- Born: Avetik Rafayel Ishkhanian 25 February 1955 Yerevan, Armenian SSR, USSR
- Died: 16 February 2025 (aged 69)
- Education: Yerevan State University
- Occupations: Geologist Activist

= Avetik Ishkhanian =

Armenian human rights activist (1955–2025)

Avetik Rafayel Ishkhanian (Ավետիք Ռաֆայելի Իշխանյան; 25 February 1955 – 16 February 2025) was an Armenian human rights activist.

==Biography==
Born in Yerevan on 25 February 1955, Ishkhanian was the son of Rafayel Ishkhanian and his maternal grandfather was Vahan Cheraz. In 1977, he graduated from Yerevan State University with a degree in geophysics. After years of geological research in mines, he studied and defended a thesis at the All-Union Scientific Research Geological Institute in 1987.

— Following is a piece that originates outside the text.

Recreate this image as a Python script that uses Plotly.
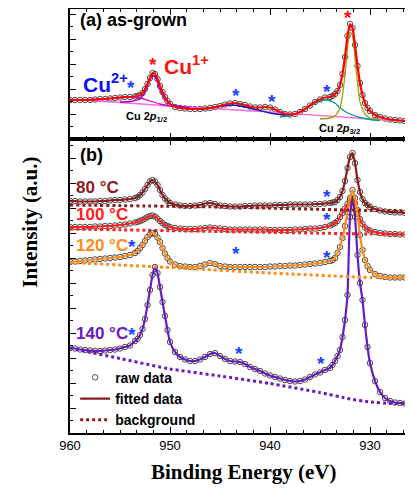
import plotly.graph_objects as go

# ---------------- data (binding energy in eV, intensity in a.u.) ----------------
energy = [960, 959.5, 959, 958.5, 958, 957.5, 957, 956.5, 956, 955.5, 955, 954.5, 954,
          953.5, 953.25, 953, 952.75, 952.5, 952.25, 952, 951.75, 951.5, 951.25, 951, 950.75, 950.5, 950.25, 950,
          949.5, 949, 948.5, 948, 947.5, 947, 946.5, 946, 945.5, 945, 944.5, 944, 943.5, 943, 942.5, 942,
          941.5, 941, 940.5, 940, 939.5, 939, 938.5, 938, 937.5, 937, 936.5, 936, 935.5, 935, 934.5, 934,
          933.75, 933.5, 933.25, 933, 932.75, 932.5, 932.25, 932, 931.75, 931.5, 931.25, 931, 930.75, 930.5, 930.25, 930,
          929.5, 929, 928.5, 928, 927.5, 927, 926.5, 926]

# (a) as-grown
as_grown = [39, 39, 39, 39, 39, 39.5, 40, 40, 40.5, 41, 41.5, 42, 42,
            42.5, 43, 44, 46, 50, 55, 61, 66, 65, 60, 53, 47, 42, 38, 35,
            32, 31, 30.5, 30, 30, 30, 30.5, 31, 32, 33, 34.5, 35.5, 36, 35, 34, 32.5,
            31.5, 31.5, 32, 31.5, 29.5, 27, 25, 24.5, 25, 27, 30, 33.5, 37, 39.5, 41.5, 42,
            43, 45, 48, 54, 65, 82, 103, 115, 111, 94, 73, 56, 44, 36, 31, 28,
            24, 22, 20.5, 19.5, 19, 18.5, 18, 17.5]

# fitted components of (a)
bg_a_energy = [960, 950, 940, 930, 925.7]
bg_a = [40, 33, 27, 20, 17]
cu1_32_energy = [935, 934, 933.5, 933, 932.75, 932.5, 932.25, 932, 931.75, 931.5, 931.25, 931, 930.5, 930, 929]
cu1_32 = [20, 21, 23, 31, 44, 64, 91, 107, 103, 81, 56, 37, 25, 21, 20]
cu2_32_energy = [939, 938, 937, 936, 935, 934.3, 933.5, 933, 932, 931, 930, 929]
cu2_32 = [22, 23.5, 27, 33, 38, 39, 36, 31, 25, 21.5, 19.5, 18.5]
sat_32_energy = [947, 946, 945, 944, 943, 942, 941, 940, 939, 938]
sat_32 = [29.5, 31, 32.5, 34, 33, 31, 28.5, 26, 24.5, 23.5]
cu1_12_energy = [955, 954, 953, 952.5, 952.25, 952, 951.75, 951.5, 951.25, 951, 950.5, 950, 949, 948]
cu1_12 = [37, 37.5, 40, 47, 53, 59, 63, 62, 57, 49, 40, 35, 32.5, 31.5]
sat_12_energy = [960, 958, 956, 955, 954, 953, 952, 951, 950, 948]
sat_12 = [39, 39.5, 40.5, 41.5, 42, 41, 38, 35, 33, 31]

# (b) annealed
t80 = [232, 232, 231.5, 231.5, 231.5, 231.5, 232, 232, 232.5, 233, 233, 233.5, 234,
       235, 236, 238, 240.5, 244, 248, 251.5, 253, 251.5, 248, 243, 238, 234.5, 232, 230,
       228.5, 227.5, 227, 227, 227.5, 228, 229.5, 230, 229, 227.5, 227, 226.5, 226.5, 226.5, 227, 227,
       227.5, 227.5, 227.5, 227.5, 228, 228, 228, 228.5, 228.5, 228.5, 228.5, 228.5, 229, 229, 229.5, 230,
       230.5, 231, 233, 236, 242, 252, 265, 276, 280, 270, 253, 241, 234, 230, 228, 226,
       224, 222.5, 221.5, 221, 220.5, 220.5, 220, 220]
t100 = [206, 206, 206, 206, 206, 206.5, 206.5, 207, 207, 207.5, 208, 208.5, 209.5,
        210.5, 211, 212, 213, 214.5, 216, 217, 217.5, 216.5, 214.5, 212, 210, 208, 207, 206,
        205, 204.5, 204, 204, 204, 204.5, 205, 205.5, 205, 204.5, 204, 203.5, 203.5, 203.5, 203.5, 203.5,
        203.5, 203.5, 203.5, 203, 203, 203, 203, 203, 203.5, 203.5, 204, 204.5, 204.5, 205, 206, 207.5,
        208.5, 210, 212, 216, 220, 224.5, 229, 232.5, 233.5, 230, 223, 214, 209, 205.5, 203.5, 202.5,
        201, 200, 199.5, 199, 199, 198.5, 198.5, 198]
t120 = [171, 171.5, 172, 172.5, 173, 173.5, 174, 174.5, 175, 175.5, 176, 177, 178,
        180, 182, 185, 188, 192, 196, 198.5, 200, 199, 195.5, 191, 185, 179.5, 175, 171.5,
        168.5, 167, 166.5, 166, 166, 167, 168.5, 170, 169, 167, 166.5, 166, 166, 166, 166, 166,
        166, 166, 166, 166.5, 166.5, 167, 167, 167.5, 167.5, 168, 168.5, 169, 169.5, 170, 171, 172,
        173, 175, 180, 186, 195, 207, 221, 235, 243, 235, 219, 198, 183, 173, 167, 163,
        159, 157, 156, 155.5, 155.5, 155.5, 155.5, 155.5]
t140 = [85, 84.5, 83.5, 83, 82.5, 82, 82, 82.5, 83, 83.5, 84.5, 86, 87.5,
        92, 94, 98, 104, 114, 128, 143, 158, 166, 160, 146, 131, 117, 103, 91,
        81, 76, 73.5, 72, 72, 73.5, 76, 79, 80, 77, 74, 72, 71.5, 71, 69, 66,
        64, 62, 59.5, 57.5, 56, 54.5, 53, 52, 51.5, 52, 53.5, 56, 58.5, 60.5, 63, 65,
        68, 72, 77, 83, 96, 113, 138, 216, 235, 216, 178, 150, 133, 108, 86, 70,
        52, 41, 35, 32, 30.5, 30, 29.5, 29]

bg_energy = [960, 945, 930, 925.7]
bg80 = [228, 226, 222.5, 222]
bg100 = [204, 201.5, 199, 198.5]
bg120_energy = [960, 950, 940, 930, 925.7]
bg120 = [170.5, 165.5, 160, 155.5, 155]
bg140_energy = [960, 955, 950, 945, 940, 935, 932, 930, 928, 925.7]
bg140 = [85, 74.5, 64, 57, 49.5, 40.5, 34, 31, 29.5, 29.5]

temps = ["80 °C", "100 °C", "120 °C", "140 °C"]
label_levels = [246, 219, 188, 100]

# peak markers (energy, intensity)
stars_a_blue = [(953.9, 56), (943.4, 48), (939.8, 42), (934.3, 52)]
stars_a_red = [(951.7, 79), (932.2, 126)]
stars_b_blue = [(934.3, 241), (934.3, 218), (953.8, 191), (943.4, 184), (934.3, 180),
                (953.8, 103), (943.1, 84), (934.9, 74)]

# ---------------- styling ----------------
ARIAL = "Arial, Liberation Sans, sans-serif"
TIMES = "Times New Roman, Liberation Serif, serif"
C80, C100, C120, C140 = "#8E1B1B", "#FF2020", "#FF8C1A", "#6A1BBF"
BLUE = "#2040FF"
RAW = dict(symbol="circle-open", size=5.5, color="#3a3a3a", line=dict(width=0.9))

fig = go.Figure()

# ---- panel (a) ----
fig.add_trace(go.Scatter(x=energy, y=as_grown, mode="markers", marker=RAW,
                         xaxis="x2", yaxis="y2", showlegend=False))
comp = [(bg_a_energy, bg_a, "#FF66E0"), (sat_12_energy, sat_12, "#E000E0"),
        (cu1_12_energy, cu1_12, "#9A00C8"), (sat_32_energy, sat_32, "#1010C0"),
        (cu2_32_energy, cu2_32, "#009A9A"), (cu1_32_energy, cu1_32, "#A0A000")]
for ex, yy, col in comp:
    fig.add_trace(go.Scatter(x=ex, y=yy, mode="lines", line=dict(color=col, width=1.3, shape="spline", smoothing=0.6),
                             xaxis="x2", yaxis="y2", showlegend=False))
fig.add_trace(go.Scatter(x=energy, y=as_grown, mode="lines",
                         line=dict(color="#FF0000", width=2.2, shape="spline", smoothing=0.5),
                         xaxis="x2", yaxis="y2", showlegend=False))

# ---- panel (b) ----
series = [
    (t140, bg140_energy, bg140, C140, False),
    (t100, bg_energy, bg100, C100, False),
    (t120, bg120_energy, bg120, C120, False),
    (t80, bg_energy, bg80, C80, True),
]
for vals, bge, bgv, col, leg in series:
    fig.add_trace(go.Scatter(x=energy, y=vals, mode="markers", marker=RAW,
                             name="raw data", showlegend=leg, legendrank=1))
    fig.add_trace(go.Scatter(x=energy, y=vals, mode="lines",
                             line=dict(color=col, width=2.2, shape="spline", smoothing=0.5),
                             name="fitted data", showlegend=leg, legendrank=2))
    fig.add_trace(go.Scatter(x=bge, y=bgv, mode="lines",
                             line=dict(color=col, width=3, dash="dot", shape="spline", smoothing=0.4),
                             name="background", showlegend=leg, legendrank=3))

ann = []
def txt(x, y, t, size, color="black", xref="x", yref="y", xanchor="left", yanchor="middle", family=ARIAL, **kw):
    ann.append(dict(x=x, y=y, xref=xref, yref=yref, text=t, showarrow=False, xanchor=xanchor,
                    yanchor=yanchor, font=dict(family=family, size=size, color=color, weight="bold"), **kw))

txt(959.2, 119, "(a) as-grown", 18, xref="x2", yref="y2")
txt(958.9, 56, "Cu<sup>2+</sup>", 21, color="#1010F0", xref="x2", yref="y2")
txt(950.8, 74, "Cu<sup>1+</sup>", 21, color="#FF1010", xref="x2", yref="y2")
txt(954.6, 22, "Cu 2<i>p</i><sub>1/2</sub>", 11, xref="x2", yref="y2")
txt(935.3, 10, "Cu 2<i>p</i><sub>3/2</sub>", 11, xref="x2", yref="y2")
for ex, v in stars_a_blue:
    txt(ex, v, "*", 19, color=BLUE, xref="x2", yref="y2", xanchor="center", yshift=-4)
for ex, v in stars_a_red:
    txt(ex, v, "*", 19, color="#FF1010", xref="x2", yref="y2", xanchor="center", yshift=-4)

txt(959.2, 278, "(b)", 18)
for t, lv, col in zip(temps, label_levels, [C80, C100, C120, C140]):
    txt(959.6, lv, t, 17, color=col)
for ex, v in stars_b_blue:
    txt(ex, v, "*", 19, color=BLUE, xanchor="center", yshift=-4)

txt(-0.117, 0.498, "Intensity (a.u.)", 21, xref="paper", yref="paper", xanchor="center", family=TIMES, textangle=-90)
txt(0.507, -0.092, "Binding Energy (eV)", 21, xref="paper", yref="paper", xanchor="center", family=TIMES)

SPLIT = 294 / 424
xcommon = dict(range=[960, 925.7], showline=True, linecolor="black", linewidth=1.5,
               ticks="inside", ticklen=6, tickwidth=1.3, tickcolor="black", dtick=10, tick0=960,
               minor=dict(dtick=10 / 6, ticks="inside", ticklen=3.5, tickwidth=1.1, tickcolor="black"),
               showgrid=False, zeroline=False, mirror="ticks")
ycommon = dict(showline=True, linecolor="black", linewidth=1.5, ticks="inside", ticklen=6,
               tickwidth=1.3, tickcolor="black", dtick=25, tick0=0, showticklabels=False,
               minor=dict(dtick=12.5, ticks="inside", ticklen=3.5, tickwidth=1.1, tickcolor="black"),
               showgrid=False, zeroline=False)

# the page body adds an 8px offset, so the figure is 8px smaller and margins reduced accordingly
fig.update_layout(
    width=405, height=480, margin=dict(l=62, r=0, t=1, b=55),
    paper_bgcolor="white", plot_bgcolor="white",
    xaxis=dict(**xcommon, anchor="y", tickfont=dict(family=ARIAL, size=13, color="black")),
    xaxis2=dict(**xcommon, anchor="y2", matches="x", showticklabels=False),
    yaxis=dict(**ycommon, domain=[0, SPLIT], range=[0, 294]),
    yaxis2=dict(**ycommon, domain=[SPLIT, 1], range=[0, 130]),
    legend=dict(x=0.015, y=0.168, xanchor="left", yanchor="top", bgcolor="rgba(0,0,0,0)",
                font=dict(family=ARIAL, size=14, color="black", weight="bold"),
                tracegroupgap=0, itemwidth=30),
    annotations=ann,
)

fig.write_html("out.html")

Ishkhanian campaigned for the defense of the Armenian language, creating an organization called Machtots. In 1996, he was a co-founder of the Armenian Helsinki Committee, which visited prisons, trained NGOs, and sent observers to courts and polling stations. He often appeared in the Armenian media to discuss human rights and foreign policy.

Avetik Ishkanian died on 16 February 2025, at the age of 69.